The New Screening Regime for UK Investments and Acquisitions – What You Need to Do

Friday 23rd April, 2021

As we previously reported here, in November 2020, the Government published in draft the new National Security and Investment Bill (Bill). If passed, the Bill will introduce a new regime for screening investments for national security concerns and give the Government the power to vet, and in some instances block, transactions that are subject to the new wide-ranging set of notification requirements.

The first draft of the Bill introduced a mandatory notification regime, which is to apply where a transaction falls within one of 17 industry sectors (Mandatory Notification Sectors) and involves either (i) the acquisition of 15% or more of the voting rights or shares in an entity, (ii) an increase in a holding of voting rights or shares in an entity to more than 25%, 50% or 75%, or (iii) an acquisition of voting rights that enables the acquiror to secure or prevent the passage of any class of resolution governing the affairs of the entity.

Change to the Minimum Threshold

On 8 April 2021, an amendment to the Bill was tabled in the House of Lords which would remove the 15% threshold described in (i) above for mandatory notification. If adopted as amended, this means that the lowest entry point to trigger a mandatory notification will be a 25% stake, which is a welcome change and aligns with that of other major foreign direct investment regimes. The amendment does not, however, affect the position as regards the ‘trigger events’ to which the Government’s retrospective ‘call-in’ powers apply. Trigger events are less tightly defined than mandatory notifiable events, and include the acquisition of ‘material influence’ over an entity, which could still involve the acquisition of a shareholding of 15% (or even lower in certain circumstances).

Mandatory Notification Sectors

The Government has also recently published its response to the consultation on the definitions of the Mandatory Notification Sectors in an attempt to provide clarity to businesses that will be affected by these sector definitions.

What deal-makers need to do

While no formal notification process will be available until the enactment and commencement of the Bill, investors, buyers and businesses are encouraged to contact the Department for Business, Energy & Industrial Strategy (BEIS) for informal discussions about transactions that may fall within the scope of the new regime by email at BEIS will then give a non-binding view of whether a transaction is likely to be retrospectively called in once the regime has commenced. We have begun assisting clients with this process.

Early action by investors, buyers and businesses, and their advisers, will be key in order to:

  • review and identify transactions that might fall into one of the Mandatory Notification Sectors or be subject to the Government’s call-in powers;
  • consider how the Bill may affect transaction timelines, particularly if notification may be required;
  • review and update standard investment and acquisition documentation, including template term sheets and precedent contracts, to identify amendments that might be required in light of the Bill (now and when it comes into force); and
  • seek further professional advice, where required.

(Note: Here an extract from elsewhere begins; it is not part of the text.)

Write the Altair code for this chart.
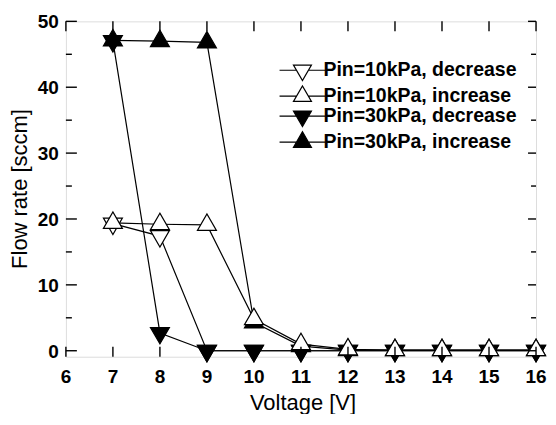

We remain on hand to discuss, and assist with, any of these pre-planning measures.

What’s next?

Overall, these changes head in the right direction – towards a less widely applicable notification regime, with tighter definitions and scope. Concerns about the Bill remain, however, particularly surrounding how the notification and call-in related delays will affect the investment landscape in the UK. We are continuing to work with the BVCA on their efforts to lobby the Government, with a view to minimising the detrimental impact of the Bill.

The Bill was passed by the Lords in its Third Reading, which took place yesterday (22 April 2021). The amendments tabled in the Lords, including to the Minimum Threshold, will next be sent to the Commons to agree, before the Bill receives Royal Assent. The new regime is expected to become operational in Autumn 2021, once secondary and implementing legislation has been passed.